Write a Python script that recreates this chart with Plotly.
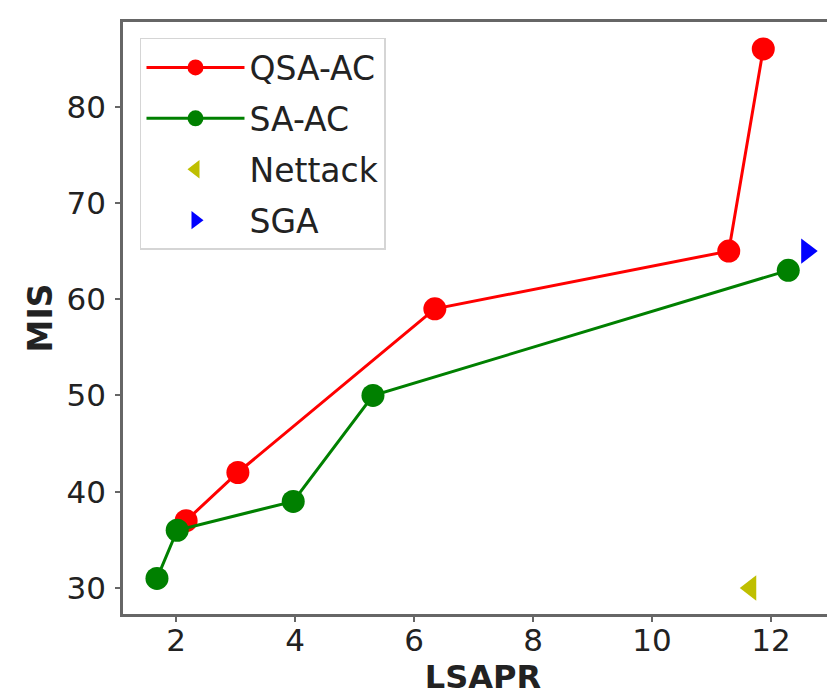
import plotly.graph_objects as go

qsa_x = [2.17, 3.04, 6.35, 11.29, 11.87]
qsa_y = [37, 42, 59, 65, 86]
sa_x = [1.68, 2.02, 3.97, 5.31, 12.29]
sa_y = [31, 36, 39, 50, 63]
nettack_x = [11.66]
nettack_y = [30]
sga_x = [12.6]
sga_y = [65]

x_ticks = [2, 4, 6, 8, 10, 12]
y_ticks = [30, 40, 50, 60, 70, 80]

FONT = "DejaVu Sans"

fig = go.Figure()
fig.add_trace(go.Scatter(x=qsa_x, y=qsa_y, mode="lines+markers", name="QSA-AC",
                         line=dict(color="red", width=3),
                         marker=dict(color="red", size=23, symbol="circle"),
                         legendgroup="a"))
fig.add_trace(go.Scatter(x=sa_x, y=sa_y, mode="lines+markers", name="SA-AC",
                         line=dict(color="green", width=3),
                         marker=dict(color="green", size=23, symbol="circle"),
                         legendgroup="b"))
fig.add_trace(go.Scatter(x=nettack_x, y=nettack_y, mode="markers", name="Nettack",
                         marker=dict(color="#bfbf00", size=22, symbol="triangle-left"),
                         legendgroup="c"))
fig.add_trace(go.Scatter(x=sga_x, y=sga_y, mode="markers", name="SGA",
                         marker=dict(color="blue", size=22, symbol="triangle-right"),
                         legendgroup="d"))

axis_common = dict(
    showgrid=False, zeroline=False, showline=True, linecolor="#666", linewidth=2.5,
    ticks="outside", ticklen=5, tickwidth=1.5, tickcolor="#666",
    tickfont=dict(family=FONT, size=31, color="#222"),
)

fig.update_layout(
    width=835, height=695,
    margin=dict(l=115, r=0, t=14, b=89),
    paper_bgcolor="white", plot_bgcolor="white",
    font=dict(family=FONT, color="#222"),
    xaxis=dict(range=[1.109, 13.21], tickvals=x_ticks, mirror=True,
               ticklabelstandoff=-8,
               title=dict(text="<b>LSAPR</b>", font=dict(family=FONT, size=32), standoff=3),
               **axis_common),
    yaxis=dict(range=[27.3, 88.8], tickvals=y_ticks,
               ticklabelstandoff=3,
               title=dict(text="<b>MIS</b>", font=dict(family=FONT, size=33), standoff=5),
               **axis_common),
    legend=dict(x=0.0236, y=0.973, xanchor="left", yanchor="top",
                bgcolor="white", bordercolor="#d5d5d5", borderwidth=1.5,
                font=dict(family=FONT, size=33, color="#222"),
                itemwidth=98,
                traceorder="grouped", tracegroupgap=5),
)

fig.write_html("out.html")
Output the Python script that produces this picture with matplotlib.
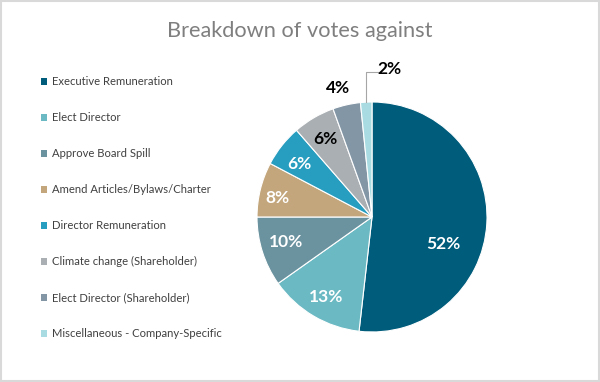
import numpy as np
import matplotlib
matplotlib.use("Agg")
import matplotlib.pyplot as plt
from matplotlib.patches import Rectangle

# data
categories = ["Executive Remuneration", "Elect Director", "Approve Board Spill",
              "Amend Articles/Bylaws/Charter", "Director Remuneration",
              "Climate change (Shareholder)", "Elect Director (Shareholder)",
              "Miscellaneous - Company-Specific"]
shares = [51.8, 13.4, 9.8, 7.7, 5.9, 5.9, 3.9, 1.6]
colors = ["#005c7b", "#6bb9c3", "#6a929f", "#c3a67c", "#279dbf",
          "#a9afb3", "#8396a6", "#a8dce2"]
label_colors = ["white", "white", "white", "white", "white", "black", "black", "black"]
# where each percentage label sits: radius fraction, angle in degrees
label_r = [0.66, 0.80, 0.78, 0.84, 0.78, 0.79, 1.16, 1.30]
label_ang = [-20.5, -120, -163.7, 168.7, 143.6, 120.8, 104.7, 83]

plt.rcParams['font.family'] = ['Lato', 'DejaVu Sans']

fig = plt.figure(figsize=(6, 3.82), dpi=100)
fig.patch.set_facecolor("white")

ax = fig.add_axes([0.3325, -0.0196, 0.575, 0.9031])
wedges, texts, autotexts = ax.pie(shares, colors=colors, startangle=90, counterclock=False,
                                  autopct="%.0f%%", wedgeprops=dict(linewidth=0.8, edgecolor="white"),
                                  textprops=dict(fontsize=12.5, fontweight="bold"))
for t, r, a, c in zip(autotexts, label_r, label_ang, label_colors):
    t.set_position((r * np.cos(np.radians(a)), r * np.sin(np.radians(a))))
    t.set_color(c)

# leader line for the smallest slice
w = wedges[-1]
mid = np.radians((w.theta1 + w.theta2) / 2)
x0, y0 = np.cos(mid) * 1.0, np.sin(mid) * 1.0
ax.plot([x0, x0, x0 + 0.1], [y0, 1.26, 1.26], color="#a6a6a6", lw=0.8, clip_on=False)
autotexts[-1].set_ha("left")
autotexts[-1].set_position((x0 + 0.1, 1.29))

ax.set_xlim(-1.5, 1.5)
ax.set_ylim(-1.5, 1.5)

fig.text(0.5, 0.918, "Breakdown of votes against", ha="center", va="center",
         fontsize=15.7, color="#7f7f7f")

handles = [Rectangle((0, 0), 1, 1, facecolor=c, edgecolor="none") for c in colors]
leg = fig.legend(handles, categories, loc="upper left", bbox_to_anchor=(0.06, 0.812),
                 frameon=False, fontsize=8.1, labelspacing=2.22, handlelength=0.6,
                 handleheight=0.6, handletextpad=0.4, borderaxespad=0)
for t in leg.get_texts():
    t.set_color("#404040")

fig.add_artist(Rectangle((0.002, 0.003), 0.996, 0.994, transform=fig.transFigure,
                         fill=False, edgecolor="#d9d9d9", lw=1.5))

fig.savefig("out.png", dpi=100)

+++++

Search the records above for "that". Copy each line where it is found.

## WORKED SOLUTION
Write a Python script that recreates this chart with Plotly.
Output the Python script that produces this picture with matplotlib.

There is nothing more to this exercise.